··· Recorded data ···

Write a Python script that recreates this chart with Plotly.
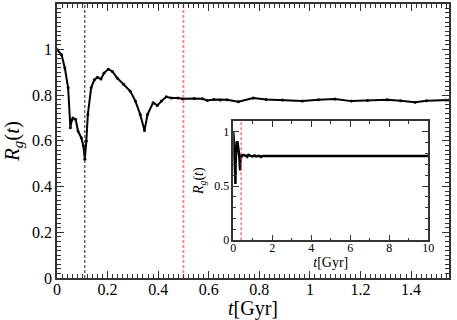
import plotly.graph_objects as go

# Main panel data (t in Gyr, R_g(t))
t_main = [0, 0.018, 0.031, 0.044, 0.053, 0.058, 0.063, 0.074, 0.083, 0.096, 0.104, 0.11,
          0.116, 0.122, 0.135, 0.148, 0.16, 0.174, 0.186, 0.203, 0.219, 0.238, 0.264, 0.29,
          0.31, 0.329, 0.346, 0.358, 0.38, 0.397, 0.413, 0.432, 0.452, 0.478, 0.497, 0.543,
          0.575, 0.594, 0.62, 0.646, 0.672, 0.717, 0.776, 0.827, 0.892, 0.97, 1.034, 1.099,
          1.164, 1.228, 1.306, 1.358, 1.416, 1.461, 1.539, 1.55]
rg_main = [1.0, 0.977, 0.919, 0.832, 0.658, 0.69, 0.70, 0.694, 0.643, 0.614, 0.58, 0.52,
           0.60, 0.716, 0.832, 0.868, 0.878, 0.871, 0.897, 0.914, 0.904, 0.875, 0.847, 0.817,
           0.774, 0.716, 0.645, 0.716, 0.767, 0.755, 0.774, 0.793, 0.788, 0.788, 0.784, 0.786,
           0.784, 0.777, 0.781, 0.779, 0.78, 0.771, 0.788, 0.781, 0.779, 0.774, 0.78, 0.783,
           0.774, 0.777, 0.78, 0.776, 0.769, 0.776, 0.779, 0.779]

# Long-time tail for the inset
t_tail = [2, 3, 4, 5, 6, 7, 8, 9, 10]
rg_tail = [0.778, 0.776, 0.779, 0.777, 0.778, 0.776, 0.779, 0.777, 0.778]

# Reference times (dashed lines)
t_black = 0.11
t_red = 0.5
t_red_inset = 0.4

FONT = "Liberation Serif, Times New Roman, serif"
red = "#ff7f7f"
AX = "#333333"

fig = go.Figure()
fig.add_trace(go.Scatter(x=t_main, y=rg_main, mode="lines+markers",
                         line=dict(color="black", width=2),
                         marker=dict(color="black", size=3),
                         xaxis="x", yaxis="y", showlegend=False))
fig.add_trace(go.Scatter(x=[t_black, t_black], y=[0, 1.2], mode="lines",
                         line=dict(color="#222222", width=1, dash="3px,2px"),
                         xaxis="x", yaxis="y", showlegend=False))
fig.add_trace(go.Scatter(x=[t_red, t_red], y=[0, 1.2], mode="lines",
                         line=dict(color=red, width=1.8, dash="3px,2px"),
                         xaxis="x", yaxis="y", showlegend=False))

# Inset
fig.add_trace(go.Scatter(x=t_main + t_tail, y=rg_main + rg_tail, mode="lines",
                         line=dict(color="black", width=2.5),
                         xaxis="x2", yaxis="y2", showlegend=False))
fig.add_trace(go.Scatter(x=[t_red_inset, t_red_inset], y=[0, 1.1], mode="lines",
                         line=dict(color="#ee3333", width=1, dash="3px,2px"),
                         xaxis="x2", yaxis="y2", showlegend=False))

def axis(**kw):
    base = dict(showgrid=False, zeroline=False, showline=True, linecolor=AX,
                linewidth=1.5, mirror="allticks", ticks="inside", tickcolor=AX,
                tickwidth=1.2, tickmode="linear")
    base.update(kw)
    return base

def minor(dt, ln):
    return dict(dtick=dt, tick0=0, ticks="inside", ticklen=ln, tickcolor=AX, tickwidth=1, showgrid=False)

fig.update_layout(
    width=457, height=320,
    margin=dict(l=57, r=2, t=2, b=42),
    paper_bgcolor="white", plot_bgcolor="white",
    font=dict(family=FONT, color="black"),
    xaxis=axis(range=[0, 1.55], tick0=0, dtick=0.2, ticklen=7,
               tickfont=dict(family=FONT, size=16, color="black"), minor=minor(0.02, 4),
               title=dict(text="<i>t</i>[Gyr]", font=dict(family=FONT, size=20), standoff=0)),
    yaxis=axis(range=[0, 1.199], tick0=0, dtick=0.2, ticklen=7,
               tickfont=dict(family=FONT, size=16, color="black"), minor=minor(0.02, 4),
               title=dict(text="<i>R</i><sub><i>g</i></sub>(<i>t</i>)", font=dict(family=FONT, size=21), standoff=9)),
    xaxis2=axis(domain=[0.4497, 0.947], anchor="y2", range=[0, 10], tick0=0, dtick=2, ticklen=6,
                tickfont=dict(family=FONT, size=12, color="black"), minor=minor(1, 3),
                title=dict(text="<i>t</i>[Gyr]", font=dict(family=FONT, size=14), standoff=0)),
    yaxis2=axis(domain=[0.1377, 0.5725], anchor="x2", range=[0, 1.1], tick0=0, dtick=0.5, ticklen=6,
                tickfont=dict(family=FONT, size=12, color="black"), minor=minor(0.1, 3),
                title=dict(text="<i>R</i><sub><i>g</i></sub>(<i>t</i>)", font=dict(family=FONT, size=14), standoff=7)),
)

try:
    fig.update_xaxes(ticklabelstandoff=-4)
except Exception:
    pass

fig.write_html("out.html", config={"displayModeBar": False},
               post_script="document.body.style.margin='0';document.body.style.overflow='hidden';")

···

Strip out the pictures and quote the remaining data word for word.

Write a Python script that recreates this chart with Plotly.
import plotly.graph_objects as go

# Main panel data (t in Gyr, R_g(t))
t_main = [0, 0.018, 0.031, 0.044, 0.053, 0.058, 0.063, 0.074, 0.083, 0.096, 0.104, 0.11,
          0.116, 0.122, 0.135, 0.148, 0.16, 0.174, 0.186, 0.203, 0.219, 0.238, 0.264, 0.29,
          0.31, 0.329, 0.346, 0.358, 0.38, 0.397, 0.413, 0.432, 0.452, 0.478, 0.497, 0.543,
          0.575, 0.594, 0.62, 0.646, 0.672, 0.717, 0.776, 0.827, 0.892, 0.97, 1.034, 1.099,
          1.164, 1.228, 1.306, 1.358, 1.416, 1.461, 1.539, 1.55]
rg_main = [1.0, 0.977, 0.919, 0.832, 0.658, 0.69, 0.70, 0.694, 0.643, 0.614, 0.58, 0.52,
           0.60, 0.716, 0.832, 0.868, 0.878, 0.871, 0.897, 0.914, 0.904, 0.875, 0.847, 0.817,
           0.774, 0.716, 0.645, 0.716, 0.767, 0.755, 0.774, 0.793, 0.788, 0.788, 0.784, 0.786,
           0.784, 0.777, 0.781, 0.779, 0.78, 0.771, 0.788, 0.781, 0.779, 0.774, 0.78, 0.783,
           0.774, 0.777, 0.78, 0.776, 0.769, 0.776, 0.779, 0.779]

# Long-time tail for the inset
t_tail = [2, 3, 4, 5, 6, 7, 8, 9, 10]
rg_tail = [0.778, 0.776, 0.779, 0.777, 0.778, 0.776, 0.779, 0.777, 0.778]

# Reference times (dashed lines)
t_black = 0.11
t_red = 0.5
t_red_inset = 0.4

FONT = "Liberation Serif, Times New Roman, serif"
red = "#ff7f7f"
AX = "#333333"

fig = go.Figure()
fig.add_trace(go.Scatter(x=t_main, y=rg_main, mode="lines+markers",
                         line=dict(color="black", width=2),
                         marker=dict(color="black", size=3),
                         xaxis="x", yaxis="y", showlegend=False))
fig.add_trace(go.Scatter(x=[t_black, t_black], y=[0, 1.2], mode="lines",
                         line=dict(color="#222222", width=1, dash="3px,2px"),
                         xaxis="x", yaxis="y", showlegend=False))
fig.add_trace(go.Scatter(x=[t_red, t_red], y=[0, 1.2], mode="lines",
                         line=dict(color=red, width=1.8, dash="3px,2px"),
                         xaxis="x", yaxis="y", showlegend=False))

# Inset
fig.add_trace(go.Scatter(x=t_main + t_tail, y=rg_main + rg_tail, mode="lines",
                         line=dict(color="black", width=2.5),
                         xaxis="x2", yaxis="y2", showlegend=False))
fig.add_trace(go.Scatter(x=[t_red_inset, t_red_inset], y=[0, 1.1], mode="lines",
                         line=dict(color="#ee3333", width=1, dash="3px,2px"),
                         xaxis="x2", yaxis="y2", showlegend=False))

def axis(**kw):
    base = dict(showgrid=False, zeroline=False, showline=True, linecolor=AX,
                linewidth=1.5, mirror="allticks", ticks="inside", tickcolor=AX,
                tickwidth=1.2, tickmode="linear")
    base.update(kw)
    return base

def minor(dt, ln):
    return dict(dtick=dt, tick0=0, ticks="inside", ticklen=ln, tickcolor=AX, tickwidth=1, showgrid=False)

fig.update_layout(
    width=457, height=320,
    margin=dict(l=57, r=2, t=2, b=42),
    paper_bgcolor="white", plot_bgcolor="white",
    font=dict(family=FONT, color="black"),
    xaxis=axis(range=[0, 1.55], tick0=0, dtick=0.2, ticklen=7,
               tickfont=dict(family=FONT, size=16, color="black"), minor=minor(0.02, 4),
               title=dict(text="<i>t</i>[Gyr]", font=dict(family=FONT, size=20), standoff=0)),
    yaxis=axis(range=[0, 1.199], tick0=0, dtick=0.2, ticklen=7,
               tickfont=dict(family=FONT, size=16, color="black"), minor=minor(0.02, 4),
               title=dict(text="<i>R</i><sub><i>g</i></sub>(<i>t</i>)", font=dict(family=FONT, size=21), standoff=9)),
    xaxis2=axis(domain=[0.4497, 0.947], anchor="y2", range=[0, 10], tick0=0, dtick=2, ticklen=6,
                tickfont=dict(family=FONT, size=12, color="black"), minor=minor(1, 3),
                title=dict(text="<i>t</i>[Gyr]", font=dict(family=FONT, size=14), standoff=0)),
    yaxis2=axis(domain=[0.1377, 0.5725], anchor="x2", range=[0, 1.1], tick0=0, dtick=0.5, ticklen=6,
                tickfont=dict(family=FONT, size=12, color="black"), minor=minor(0.1, 3),
                title=dict(text="<i>R</i><sub><i>g</i></sub>(<i>t</i>)", font=dict(family=FONT, size=14), standoff=7)),
)

try:
    fig.update_xaxes(ticklabelstandoff=-4)
except Exception:
    pass

fig.write_html("out.html", config={"displayModeBar": False},
               post_script="document.body.style.margin='0';document.body.style.overflow='hidden';")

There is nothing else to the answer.